# start of Rows

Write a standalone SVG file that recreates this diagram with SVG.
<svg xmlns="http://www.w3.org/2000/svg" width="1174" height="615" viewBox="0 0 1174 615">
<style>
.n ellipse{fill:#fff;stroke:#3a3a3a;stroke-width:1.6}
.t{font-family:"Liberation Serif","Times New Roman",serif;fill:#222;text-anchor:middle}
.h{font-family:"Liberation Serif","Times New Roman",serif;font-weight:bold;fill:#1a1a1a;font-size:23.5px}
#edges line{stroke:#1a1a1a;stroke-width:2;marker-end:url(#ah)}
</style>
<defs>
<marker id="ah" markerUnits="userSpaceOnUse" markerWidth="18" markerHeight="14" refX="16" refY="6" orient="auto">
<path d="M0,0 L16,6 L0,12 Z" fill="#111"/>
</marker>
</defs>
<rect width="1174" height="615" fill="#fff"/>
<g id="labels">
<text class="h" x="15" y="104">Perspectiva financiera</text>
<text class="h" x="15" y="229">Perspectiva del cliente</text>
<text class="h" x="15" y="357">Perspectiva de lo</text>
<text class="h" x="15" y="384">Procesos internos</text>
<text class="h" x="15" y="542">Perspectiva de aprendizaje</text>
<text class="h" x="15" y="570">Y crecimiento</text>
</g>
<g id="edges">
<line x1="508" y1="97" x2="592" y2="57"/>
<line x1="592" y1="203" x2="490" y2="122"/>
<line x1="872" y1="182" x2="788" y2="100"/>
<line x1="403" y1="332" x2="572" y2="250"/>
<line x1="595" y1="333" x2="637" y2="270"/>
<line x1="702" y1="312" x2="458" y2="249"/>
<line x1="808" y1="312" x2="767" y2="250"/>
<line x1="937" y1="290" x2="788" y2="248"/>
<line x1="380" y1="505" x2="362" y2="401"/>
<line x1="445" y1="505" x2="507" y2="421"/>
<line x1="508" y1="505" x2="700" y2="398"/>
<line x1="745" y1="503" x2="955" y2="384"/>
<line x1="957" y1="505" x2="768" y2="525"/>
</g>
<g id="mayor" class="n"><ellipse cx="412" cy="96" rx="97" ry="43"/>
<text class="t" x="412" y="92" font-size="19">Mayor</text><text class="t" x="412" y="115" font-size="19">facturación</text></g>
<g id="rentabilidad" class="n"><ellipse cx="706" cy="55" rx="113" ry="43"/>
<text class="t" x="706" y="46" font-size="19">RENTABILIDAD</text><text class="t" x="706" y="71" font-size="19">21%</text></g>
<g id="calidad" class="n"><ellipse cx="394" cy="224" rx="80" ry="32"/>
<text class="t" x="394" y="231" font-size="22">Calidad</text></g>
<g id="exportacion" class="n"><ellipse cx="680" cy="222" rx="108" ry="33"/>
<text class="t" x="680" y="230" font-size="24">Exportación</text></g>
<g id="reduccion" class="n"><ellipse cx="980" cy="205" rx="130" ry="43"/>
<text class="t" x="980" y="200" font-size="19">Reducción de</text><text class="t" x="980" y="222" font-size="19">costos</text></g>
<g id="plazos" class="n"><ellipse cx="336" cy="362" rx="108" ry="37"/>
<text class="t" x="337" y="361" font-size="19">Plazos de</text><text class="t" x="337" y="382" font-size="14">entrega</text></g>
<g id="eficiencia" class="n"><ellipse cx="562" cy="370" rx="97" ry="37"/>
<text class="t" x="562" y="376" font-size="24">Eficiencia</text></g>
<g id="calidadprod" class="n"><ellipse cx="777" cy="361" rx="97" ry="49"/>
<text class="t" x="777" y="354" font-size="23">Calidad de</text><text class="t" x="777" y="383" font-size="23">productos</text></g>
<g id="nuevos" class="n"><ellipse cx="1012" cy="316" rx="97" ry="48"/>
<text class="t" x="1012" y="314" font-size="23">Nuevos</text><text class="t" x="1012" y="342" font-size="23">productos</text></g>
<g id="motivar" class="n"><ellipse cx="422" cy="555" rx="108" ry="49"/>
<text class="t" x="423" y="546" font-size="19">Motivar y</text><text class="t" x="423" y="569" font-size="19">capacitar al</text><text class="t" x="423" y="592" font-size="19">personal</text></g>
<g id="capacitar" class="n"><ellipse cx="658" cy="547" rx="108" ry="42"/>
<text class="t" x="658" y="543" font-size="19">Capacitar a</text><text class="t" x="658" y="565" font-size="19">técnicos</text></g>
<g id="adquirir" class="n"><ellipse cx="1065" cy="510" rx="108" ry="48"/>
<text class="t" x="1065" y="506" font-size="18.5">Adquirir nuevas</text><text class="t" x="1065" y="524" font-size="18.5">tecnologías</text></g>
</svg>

# end of Rows
# start of Rows

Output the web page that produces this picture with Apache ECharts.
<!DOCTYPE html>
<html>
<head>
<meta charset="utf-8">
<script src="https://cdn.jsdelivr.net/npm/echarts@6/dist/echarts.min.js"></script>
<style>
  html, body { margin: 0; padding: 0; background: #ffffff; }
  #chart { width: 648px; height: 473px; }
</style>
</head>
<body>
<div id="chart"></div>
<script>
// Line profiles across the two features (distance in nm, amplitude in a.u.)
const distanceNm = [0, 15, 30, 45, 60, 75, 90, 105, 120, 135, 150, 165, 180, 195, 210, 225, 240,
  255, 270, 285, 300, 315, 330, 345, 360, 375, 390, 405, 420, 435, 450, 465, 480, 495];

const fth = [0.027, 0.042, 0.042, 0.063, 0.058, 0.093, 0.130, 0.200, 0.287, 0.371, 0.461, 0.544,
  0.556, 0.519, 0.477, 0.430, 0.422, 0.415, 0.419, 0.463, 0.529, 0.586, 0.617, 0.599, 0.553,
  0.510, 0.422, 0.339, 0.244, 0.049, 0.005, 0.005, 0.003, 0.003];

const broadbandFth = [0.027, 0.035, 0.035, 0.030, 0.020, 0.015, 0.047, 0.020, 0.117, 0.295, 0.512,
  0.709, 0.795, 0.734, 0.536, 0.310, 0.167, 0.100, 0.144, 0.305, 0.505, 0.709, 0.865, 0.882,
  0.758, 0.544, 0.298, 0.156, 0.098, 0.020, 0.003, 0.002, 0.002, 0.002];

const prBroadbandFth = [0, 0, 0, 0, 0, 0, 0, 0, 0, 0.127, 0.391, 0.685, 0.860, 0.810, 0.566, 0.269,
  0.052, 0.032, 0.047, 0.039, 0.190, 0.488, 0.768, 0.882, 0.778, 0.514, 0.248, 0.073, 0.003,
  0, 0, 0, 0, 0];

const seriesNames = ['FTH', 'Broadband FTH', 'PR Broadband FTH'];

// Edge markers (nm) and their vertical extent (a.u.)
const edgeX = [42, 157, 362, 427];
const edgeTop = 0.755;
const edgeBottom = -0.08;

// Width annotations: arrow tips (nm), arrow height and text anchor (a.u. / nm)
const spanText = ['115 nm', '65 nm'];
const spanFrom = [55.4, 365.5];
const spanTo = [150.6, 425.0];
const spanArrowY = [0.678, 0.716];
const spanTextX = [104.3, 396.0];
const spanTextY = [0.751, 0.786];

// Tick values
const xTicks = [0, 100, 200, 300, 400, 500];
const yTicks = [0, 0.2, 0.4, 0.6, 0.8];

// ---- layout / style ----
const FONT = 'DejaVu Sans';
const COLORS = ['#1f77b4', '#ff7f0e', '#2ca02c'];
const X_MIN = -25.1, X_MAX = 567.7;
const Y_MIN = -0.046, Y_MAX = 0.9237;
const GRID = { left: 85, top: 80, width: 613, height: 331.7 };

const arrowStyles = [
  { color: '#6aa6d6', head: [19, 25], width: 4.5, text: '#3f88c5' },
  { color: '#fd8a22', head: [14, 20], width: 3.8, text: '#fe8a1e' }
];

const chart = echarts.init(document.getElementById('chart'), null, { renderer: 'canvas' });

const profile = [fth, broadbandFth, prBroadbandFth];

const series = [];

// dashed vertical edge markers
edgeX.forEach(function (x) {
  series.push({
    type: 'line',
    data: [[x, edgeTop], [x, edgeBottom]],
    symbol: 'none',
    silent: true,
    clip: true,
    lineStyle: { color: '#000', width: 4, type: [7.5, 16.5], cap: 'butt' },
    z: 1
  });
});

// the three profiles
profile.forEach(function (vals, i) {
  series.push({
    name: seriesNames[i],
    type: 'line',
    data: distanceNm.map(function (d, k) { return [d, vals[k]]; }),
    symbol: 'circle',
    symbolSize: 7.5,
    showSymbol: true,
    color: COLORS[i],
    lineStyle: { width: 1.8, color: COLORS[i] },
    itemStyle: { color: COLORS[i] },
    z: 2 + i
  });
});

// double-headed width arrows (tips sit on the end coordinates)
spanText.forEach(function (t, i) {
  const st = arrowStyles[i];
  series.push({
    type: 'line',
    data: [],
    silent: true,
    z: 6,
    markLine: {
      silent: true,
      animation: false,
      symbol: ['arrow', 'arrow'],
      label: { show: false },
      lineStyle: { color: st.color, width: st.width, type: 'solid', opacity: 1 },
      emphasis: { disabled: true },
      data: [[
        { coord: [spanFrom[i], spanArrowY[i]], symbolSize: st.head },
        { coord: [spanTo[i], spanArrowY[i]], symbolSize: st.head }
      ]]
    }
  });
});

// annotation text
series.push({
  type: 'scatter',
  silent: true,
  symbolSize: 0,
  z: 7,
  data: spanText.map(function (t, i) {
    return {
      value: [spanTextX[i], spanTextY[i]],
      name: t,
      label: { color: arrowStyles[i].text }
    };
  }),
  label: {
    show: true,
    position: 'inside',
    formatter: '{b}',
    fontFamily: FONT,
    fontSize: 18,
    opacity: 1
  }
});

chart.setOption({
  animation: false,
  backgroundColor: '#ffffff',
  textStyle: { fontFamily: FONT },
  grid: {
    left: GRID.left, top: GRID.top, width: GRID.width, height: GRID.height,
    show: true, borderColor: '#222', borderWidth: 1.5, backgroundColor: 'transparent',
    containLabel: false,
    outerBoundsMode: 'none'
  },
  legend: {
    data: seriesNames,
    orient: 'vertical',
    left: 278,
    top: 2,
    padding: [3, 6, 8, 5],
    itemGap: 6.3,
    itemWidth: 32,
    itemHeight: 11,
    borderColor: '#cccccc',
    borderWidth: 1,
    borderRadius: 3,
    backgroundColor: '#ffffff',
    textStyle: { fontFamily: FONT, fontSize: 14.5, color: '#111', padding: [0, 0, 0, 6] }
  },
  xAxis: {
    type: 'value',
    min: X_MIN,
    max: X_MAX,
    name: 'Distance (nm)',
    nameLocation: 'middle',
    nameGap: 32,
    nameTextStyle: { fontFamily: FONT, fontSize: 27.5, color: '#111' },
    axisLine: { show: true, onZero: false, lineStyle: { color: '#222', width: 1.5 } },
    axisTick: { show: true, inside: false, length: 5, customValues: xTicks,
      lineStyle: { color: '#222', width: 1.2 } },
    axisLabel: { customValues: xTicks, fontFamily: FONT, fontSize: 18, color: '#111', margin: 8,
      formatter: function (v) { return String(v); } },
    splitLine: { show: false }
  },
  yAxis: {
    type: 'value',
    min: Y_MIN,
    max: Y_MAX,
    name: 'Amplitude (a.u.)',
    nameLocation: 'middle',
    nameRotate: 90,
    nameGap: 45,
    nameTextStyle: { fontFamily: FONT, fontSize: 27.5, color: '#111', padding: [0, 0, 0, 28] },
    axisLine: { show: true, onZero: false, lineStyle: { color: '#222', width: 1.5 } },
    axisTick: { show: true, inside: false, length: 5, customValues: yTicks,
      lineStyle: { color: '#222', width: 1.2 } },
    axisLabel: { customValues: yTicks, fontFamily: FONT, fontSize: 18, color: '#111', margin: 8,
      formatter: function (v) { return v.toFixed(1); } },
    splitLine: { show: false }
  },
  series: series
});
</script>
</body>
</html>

# end of Rows

Begin with the line containing "Output the web", end with the line containing "0.510, 0.422, 0.339, 0.244, 0.049, 0.005, 0.005, 0.003, 0.003];", and repeat every line in that stretch exactly.

__Output below__:
Output the web page that produces this picture with Apache ECharts.
<!DOCTYPE html>
<html>
<head>
<meta charset="utf-8">
<script src="https://cdn.jsdelivr.net/npm/echarts@6/dist/echarts.min.js"></script>
<style>
  html, body { margin: 0; padding: 0; background: #ffffff; }
  #chart { width: 648px; height: 473px; }
</style>
</head>
<body>
<div id="chart"></div>
<script>
// Line profiles across the two features (distance in nm, amplitude in a.u.)
const distanceNm = [0, 15, 30, 45, 60, 75, 90, 105, 120, 135, 150, 165, 180, 195, 210, 225, 240,
  255, 270, 285, 300, 315, 330, 345, 360, 375, 390, 405, 420, 435, 450, 465, 480, 495];

const fth = [0.027, 0.042, 0.042, 0.063, 0.058, 0.093, 0.130, 0.200, 0.287, 0.371, 0.461, 0.544,
  0.556, 0.519, 0.477, 0.430, 0.422, 0.415, 0.419, 0.463, 0.529, 0.586, 0.617, 0.599, 0.553,
  0.510, 0.422, 0.339, 0.244, 0.049, 0.005, 0.005, 0.003, 0.003];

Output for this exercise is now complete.